Seems the BBC hired a slightly disabled woman to be co-host of a children's TV program, and a few parents aren't happy:

"When the BBC hired a pretty young actress to co-host a daily program for toddlers, it never expected viewers to complain that the young woman might give their children nightmares. “I didn't want to let my children watch the filler bits on the bedtime hour last night because I know it would have played on my eldest daughter's mind and possibly caused sleep problems,” wrote one viewer in an e-mail to the British television network after seeing Cerrie Burnell play games and read children’s stories. The viewer’s problem? Burnell was born with an incomplete right arm that ends in a stump below her elbow. According to a BBC report, most viewers have been supportive of Burnell, who took over a daily slot on the BBC’s children’s network, CBeebies, at the beginning of February with Alex Winters. But a handful have written to the station complaining about her disability. Some say she may frighten the children. Others accuse the network of going overboard in the interests of diversity.

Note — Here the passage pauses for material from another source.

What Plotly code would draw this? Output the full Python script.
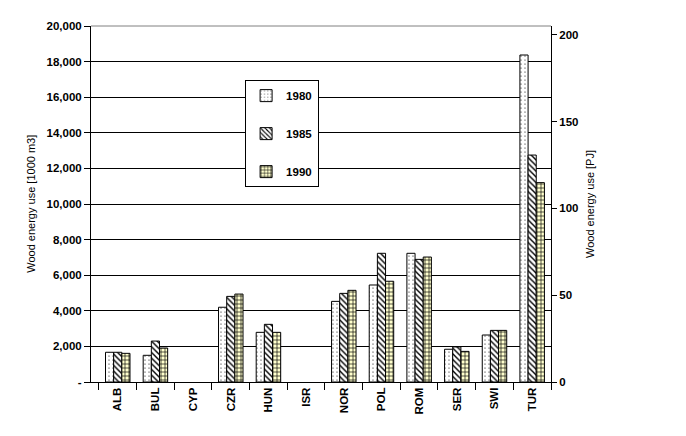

Some say they don’t want to have to address such issues with very young children."

Cerrie Burrell has a refreshing take on the whole issues, though, and good for her:

"Burnell, who has a 4-month-old daughter, seems unfazed by the controversy. “Children come up to me in the street every day and say 'What's that?' I wouldn't say they're frightened but certainly they're inquisitive,” she told BBC magazine. "I would always take the time to explain to a child. All they want is an explanation. They want to know 'What's that?' and 'What's happened?' and 'Why are you different?' And then they will move on."

She's exactly right. You simply explain the situation to children; and they're fine with it. I have personal experience with this. I have a condition called Moebius Syndrome. I won't go into all the details--but it makes your face look a little different--for example, my eyes are slightly crossed. But you know what? I'm a teacher, I've dealt with younger people and their little children all my life, and I have a young son of my own. And I've always had great relationships with kids, and of course especially my son. No "nightmares" there, for anyone.

These British parents need to get over their prejudices, and treat everyone as individuals. And yes, that's something with which every conservative I've ever met agrees.